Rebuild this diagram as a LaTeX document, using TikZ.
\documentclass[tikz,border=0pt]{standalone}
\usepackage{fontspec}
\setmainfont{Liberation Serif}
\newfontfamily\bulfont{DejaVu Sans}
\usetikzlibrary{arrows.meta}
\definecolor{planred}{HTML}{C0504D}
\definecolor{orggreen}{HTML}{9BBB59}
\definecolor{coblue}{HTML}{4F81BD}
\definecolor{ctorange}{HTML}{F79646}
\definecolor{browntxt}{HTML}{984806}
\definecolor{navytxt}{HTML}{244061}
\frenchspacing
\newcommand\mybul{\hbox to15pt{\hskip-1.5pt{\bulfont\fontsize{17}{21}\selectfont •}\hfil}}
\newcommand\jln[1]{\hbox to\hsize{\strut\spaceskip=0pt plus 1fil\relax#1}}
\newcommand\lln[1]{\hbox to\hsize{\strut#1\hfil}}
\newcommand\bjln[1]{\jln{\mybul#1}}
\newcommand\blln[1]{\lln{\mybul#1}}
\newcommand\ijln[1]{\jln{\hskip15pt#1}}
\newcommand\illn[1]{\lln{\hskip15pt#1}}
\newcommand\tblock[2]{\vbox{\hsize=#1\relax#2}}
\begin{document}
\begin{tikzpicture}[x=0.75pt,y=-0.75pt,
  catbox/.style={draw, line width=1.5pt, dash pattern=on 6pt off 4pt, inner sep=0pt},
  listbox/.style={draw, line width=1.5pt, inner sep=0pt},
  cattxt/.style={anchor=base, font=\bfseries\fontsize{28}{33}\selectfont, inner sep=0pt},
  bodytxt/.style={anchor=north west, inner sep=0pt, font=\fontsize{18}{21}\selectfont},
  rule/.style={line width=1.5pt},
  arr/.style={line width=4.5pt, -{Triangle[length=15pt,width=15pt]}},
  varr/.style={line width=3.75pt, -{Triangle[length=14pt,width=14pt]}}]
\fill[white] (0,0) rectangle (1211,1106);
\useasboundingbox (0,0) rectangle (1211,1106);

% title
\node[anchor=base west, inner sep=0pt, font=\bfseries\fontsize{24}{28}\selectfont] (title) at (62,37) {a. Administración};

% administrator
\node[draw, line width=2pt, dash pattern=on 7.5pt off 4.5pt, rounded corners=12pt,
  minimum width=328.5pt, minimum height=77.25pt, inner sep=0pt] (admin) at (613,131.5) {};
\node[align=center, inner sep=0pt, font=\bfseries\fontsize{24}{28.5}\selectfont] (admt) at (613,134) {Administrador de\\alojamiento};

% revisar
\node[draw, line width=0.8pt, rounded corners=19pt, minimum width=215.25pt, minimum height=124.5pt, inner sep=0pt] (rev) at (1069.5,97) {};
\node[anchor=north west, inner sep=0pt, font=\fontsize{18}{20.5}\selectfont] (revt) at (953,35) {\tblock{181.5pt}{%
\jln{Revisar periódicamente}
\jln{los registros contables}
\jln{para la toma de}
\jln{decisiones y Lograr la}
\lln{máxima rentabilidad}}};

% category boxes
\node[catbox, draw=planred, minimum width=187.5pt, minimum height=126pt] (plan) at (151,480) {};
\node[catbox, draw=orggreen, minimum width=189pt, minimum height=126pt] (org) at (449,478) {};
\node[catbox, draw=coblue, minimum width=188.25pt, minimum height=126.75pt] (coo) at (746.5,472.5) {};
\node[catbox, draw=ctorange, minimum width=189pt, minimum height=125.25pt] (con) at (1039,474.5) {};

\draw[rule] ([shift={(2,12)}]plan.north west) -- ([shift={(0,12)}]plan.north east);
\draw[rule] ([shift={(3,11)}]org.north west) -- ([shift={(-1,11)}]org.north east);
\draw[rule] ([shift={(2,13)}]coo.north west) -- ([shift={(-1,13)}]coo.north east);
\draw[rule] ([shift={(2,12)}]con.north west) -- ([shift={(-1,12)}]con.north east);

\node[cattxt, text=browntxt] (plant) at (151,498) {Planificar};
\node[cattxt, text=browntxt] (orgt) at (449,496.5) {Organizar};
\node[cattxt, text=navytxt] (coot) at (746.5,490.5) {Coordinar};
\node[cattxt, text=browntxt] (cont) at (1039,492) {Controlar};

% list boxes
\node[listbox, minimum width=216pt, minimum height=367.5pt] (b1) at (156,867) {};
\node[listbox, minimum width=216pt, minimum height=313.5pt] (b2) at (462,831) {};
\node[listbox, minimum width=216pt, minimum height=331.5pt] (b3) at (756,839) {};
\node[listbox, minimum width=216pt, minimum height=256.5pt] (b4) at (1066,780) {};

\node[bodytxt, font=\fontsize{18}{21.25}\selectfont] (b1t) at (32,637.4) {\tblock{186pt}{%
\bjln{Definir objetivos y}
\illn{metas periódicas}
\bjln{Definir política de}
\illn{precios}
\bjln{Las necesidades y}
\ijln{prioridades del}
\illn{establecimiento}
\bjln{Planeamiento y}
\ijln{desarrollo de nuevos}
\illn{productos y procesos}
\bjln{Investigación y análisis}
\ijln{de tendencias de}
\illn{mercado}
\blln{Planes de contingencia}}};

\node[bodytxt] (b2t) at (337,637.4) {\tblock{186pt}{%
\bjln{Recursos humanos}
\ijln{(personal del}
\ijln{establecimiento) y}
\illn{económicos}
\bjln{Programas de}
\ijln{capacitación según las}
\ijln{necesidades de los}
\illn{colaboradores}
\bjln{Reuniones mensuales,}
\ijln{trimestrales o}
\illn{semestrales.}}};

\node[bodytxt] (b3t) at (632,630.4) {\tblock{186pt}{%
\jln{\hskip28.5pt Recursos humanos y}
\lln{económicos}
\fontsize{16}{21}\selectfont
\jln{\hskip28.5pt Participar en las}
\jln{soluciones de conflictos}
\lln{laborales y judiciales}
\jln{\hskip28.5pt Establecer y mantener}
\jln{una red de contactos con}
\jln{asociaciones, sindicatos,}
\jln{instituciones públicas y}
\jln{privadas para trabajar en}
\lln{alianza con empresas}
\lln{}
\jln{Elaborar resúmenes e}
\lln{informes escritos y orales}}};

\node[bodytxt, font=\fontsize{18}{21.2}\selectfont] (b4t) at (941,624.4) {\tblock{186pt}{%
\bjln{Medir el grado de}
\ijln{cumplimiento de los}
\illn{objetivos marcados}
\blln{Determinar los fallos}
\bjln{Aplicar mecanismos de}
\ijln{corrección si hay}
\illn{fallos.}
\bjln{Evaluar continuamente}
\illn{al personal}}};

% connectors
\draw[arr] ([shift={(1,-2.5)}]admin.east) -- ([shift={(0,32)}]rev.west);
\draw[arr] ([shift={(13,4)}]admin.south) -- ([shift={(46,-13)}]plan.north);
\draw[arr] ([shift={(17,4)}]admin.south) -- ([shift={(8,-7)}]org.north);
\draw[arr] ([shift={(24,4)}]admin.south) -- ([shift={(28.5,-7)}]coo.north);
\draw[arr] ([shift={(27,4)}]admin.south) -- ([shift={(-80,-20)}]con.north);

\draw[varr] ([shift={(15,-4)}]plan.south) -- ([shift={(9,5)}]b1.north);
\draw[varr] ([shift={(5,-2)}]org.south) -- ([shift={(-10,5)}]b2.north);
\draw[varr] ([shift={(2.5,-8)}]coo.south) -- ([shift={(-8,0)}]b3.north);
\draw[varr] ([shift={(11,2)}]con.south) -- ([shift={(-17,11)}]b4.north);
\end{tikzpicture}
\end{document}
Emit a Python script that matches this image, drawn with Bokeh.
━━━
Extract all of the data shown above without alteration.

TASK OUTPUT:
Rebuild this diagram as a LaTeX document, using TikZ.
\documentclass[tikz,border=0pt]{standalone}
\usepackage{fontspec}
\setmainfont{Liberation Serif}
\newfontfamily\bulfont{DejaVu Sans}
\usetikzlibrary{arrows.meta}
\definecolor{planred}{HTML}{C0504D}
\definecolor{orggreen}{HTML}{9BBB59}
\definecolor{coblue}{HTML}{4F81BD}
\definecolor{ctorange}{HTML}{F79646}
\definecolor{browntxt}{HTML}{984806}
\definecolor{navytxt}{HTML}{244061}
\frenchspacing
\newcommand\mybul{\hbox to15pt{\hskip-1.5pt{\bulfont\fontsize{17}{21}\selectfont •}\hfil}}
\newcommand\jln[1]{\hbox to\hsize{\strut\spaceskip=0pt plus 1fil\relax#1}}
\newcommand\lln[1]{\hbox to\hsize{\strut#1\hfil}}
\newcommand\bjln[1]{\jln{\mybul#1}}
\newcommand\blln[1]{\lln{\mybul#1}}
\newcommand\ijln[1]{\jln{\hskip15pt#1}}
\newcommand\illn[1]{\lln{\hskip15pt#1}}
\newcommand\tblock[2]{\vbox{\hsize=#1\relax#2}}
\begin{document}
\begin{tikzpicture}[x=0.75pt,y=-0.75pt,
  catbox/.style={draw, line width=1.5pt, dash pattern=on 6pt off 4pt, inner sep=0pt},
  listbox/.style={draw, line width=1.5pt, inner sep=0pt},
  cattxt/.style={anchor=base, font=\bfseries\fontsize{28}{33}\selectfont, inner sep=0pt},
  bodytxt/.style={anchor=north west, inner sep=0pt, font=\fontsize{18}{21}\selectfont},
  rule/.style={line width=1.5pt},
  arr/.style={line width=4.5pt, -{Triangle[length=15pt,width=15pt]}},
  varr/.style={line width=3.75pt, -{Triangle[length=14pt,width=14pt]}}]
\fill[white] (0,0) rectangle (1211,1106);
\useasboundingbox (0,0) rectangle (1211,1106);

% title
\node[anchor=base west, inner sep=0pt, font=\bfseries\fontsize{24}{28}\selectfont] (title) at (62,37) {a. Administración};

% administrator
\node[draw, line width=2pt, dash pattern=on 7.5pt off 4.5pt, rounded corners=12pt,
  minimum width=328.5pt, minimum height=77.25pt, inner sep=0pt] (admin) at (613,131.5) {};
\node[align=center, inner sep=0pt, font=\bfseries\fontsize{24}{28.5}\selectfont] (admt) at (613,134) {Administrador de\\alojamiento};

% revisar
\node[draw, line width=0.8pt, rounded corners=19pt, minimum width=215.25pt, minimum height=124.5pt, inner sep=0pt] (rev) at (1069.5,97) {};
\node[anchor=north west, inner sep=0pt, font=\fontsize{18}{20.5}\selectfont] (revt) at (953,35) {\tblock{181.5pt}{%
\jln{Revisar periódicamente}
\jln{los registros contables}
\jln{para la toma de}
\jln{decisiones y Lograr la}
\lln{máxima rentabilidad}}};

% category boxes
\node[catbox, draw=planred, minimum width=187.5pt, minimum height=126pt] (plan) at (151,480) {};
\node[catbox, draw=orggreen, minimum width=189pt, minimum height=126pt] (org) at (449,478) {};
\node[catbox, draw=coblue, minimum width=188.25pt, minimum height=126.75pt] (coo) at (746.5,472.5) {};
\node[catbox, draw=ctorange, minimum width=189pt, minimum height=125.25pt] (con) at (1039,474.5) {};

\draw[rule] ([shift={(2,12)}]plan.north west) -- ([shift={(0,12)}]plan.north east);
\draw[rule] ([shift={(3,11)}]org.north west) -- ([shift={(-1,11)}]org.north east);
\draw[rule] ([shift={(2,13)}]coo.north west) -- ([shift={(-1,13)}]coo.north east);
\draw[rule] ([shift={(2,12)}]con.north west) -- ([shift={(-1,12)}]con.north east);

\node[cattxt, text=browntxt] (plant) at (151,498) {Planificar};
\node[cattxt, text=browntxt] (orgt) at (449,496.5) {Organizar};
\node[cattxt, text=navytxt] (coot) at (746.5,490.5) {Coordinar};
\node[cattxt, text=browntxt] (cont) at (1039,492) {Controlar};

% list boxes
\node[listbox, minimum width=216pt, minimum height=367.5pt] (b1) at (156,867) {};
\node[listbox, minimum width=216pt, minimum height=313.5pt] (b2) at (462,831) {};
\node[listbox, minimum width=216pt, minimum height=331.5pt] (b3) at (756,839) {};
\node[listbox, minimum width=216pt, minimum height=256.5pt] (b4) at (1066,780) {};

\node[bodytxt, font=\fontsize{18}{21.25}\selectfont] (b1t) at (32,637.4) {\tblock{186pt}{%
\bjln{Definir objetivos y}
\illn{metas periódicas}
\bjln{Definir política de}
\illn{precios}
\bjln{Las necesidades y}
\ijln{prioridades del}
\illn{establecimiento}
\bjln{Planeamiento y}
\ijln{desarrollo de nuevos}
\illn{productos y procesos}
\bjln{Investigación y análisis}
\ijln{de tendencias de}
\illn{mercado}
\blln{Planes de contingencia}}};

\node[bodytxt] (b2t) at (337,637.4) {\tblock{186pt}{%
\bjln{Recursos humanos}
\ijln{(personal del}
\ijln{establecimiento) y}
\illn{económicos}
\bjln{Programas de}
\ijln{capacitación según las}
\ijln{necesidades de los}
\illn{colaboradores}
\bjln{Reuniones mensuales,}
\ijln{trimestrales o}
\illn{semestrales.}}};

\node[bodytxt] (b3t) at (632,630.4) {\tblock{186pt}{%
\jln{\hskip28.5pt Recursos humanos y}
\lln{económicos}
\fontsize{16}{21}\selectfont
\jln{\hskip28.5pt Participar en las}
\jln{soluciones de conflictos}
\lln{laborales y judiciales}
\jln{\hskip28.5pt Establecer y mantener}
\jln{una red de contactos con}
\jln{asociaciones, sindicatos,}
\jln{instituciones públicas y}
\jln{privadas para trabajar en}
\lln{alianza con empresas}
\lln{}
\jln{Elaborar resúmenes e}
\lln{informes escritos y orales}}};

\node[bodytxt, font=\fontsize{18}{21.2}\selectfont] (b4t) at (941,624.4) {\tblock{186pt}{%
\bjln{Medir el grado de}
\ijln{cumplimiento de los}
\illn{objetivos marcados}
\blln{Determinar los fallos}
\bjln{Aplicar mecanismos de}
\ijln{corrección si hay}
\illn{fallos.}
\bjln{Evaluar continuamente}
\illn{al personal}}};

% connectors
\draw[arr] ([shift={(1,-2.5)}]admin.east) -- ([shift={(0,32)}]rev.west);
\draw[arr] ([shift={(13,4)}]admin.south) -- ([shift={(46,-13)}]plan.north);
\draw[arr] ([shift={(17,4)}]admin.south) -- ([shift={(8,-7)}]org.north);
\draw[arr] ([shift={(24,4)}]admin.south) -- ([shift={(28.5,-7)}]coo.north);
\draw[arr] ([shift={(27,4)}]admin.south) -- ([shift={(-80,-20)}]con.north);

\draw[varr] ([shift={(15,-4)}]plan.south) -- ([shift={(9,5)}]b1.north);
\draw[varr] ([shift={(5,-2)}]org.south) -- ([shift={(-10,5)}]b2.north);
\draw[varr] ([shift={(2.5,-8)}]coo.south) -- ([shift={(-8,0)}]b3.north);
\draw[varr] ([shift={(11,2)}]con.south) -- ([shift={(-17,11)}]b4.north);
\end{tikzpicture}
\end{document}
Emit a Python script that matches this image, drawn with Bokeh.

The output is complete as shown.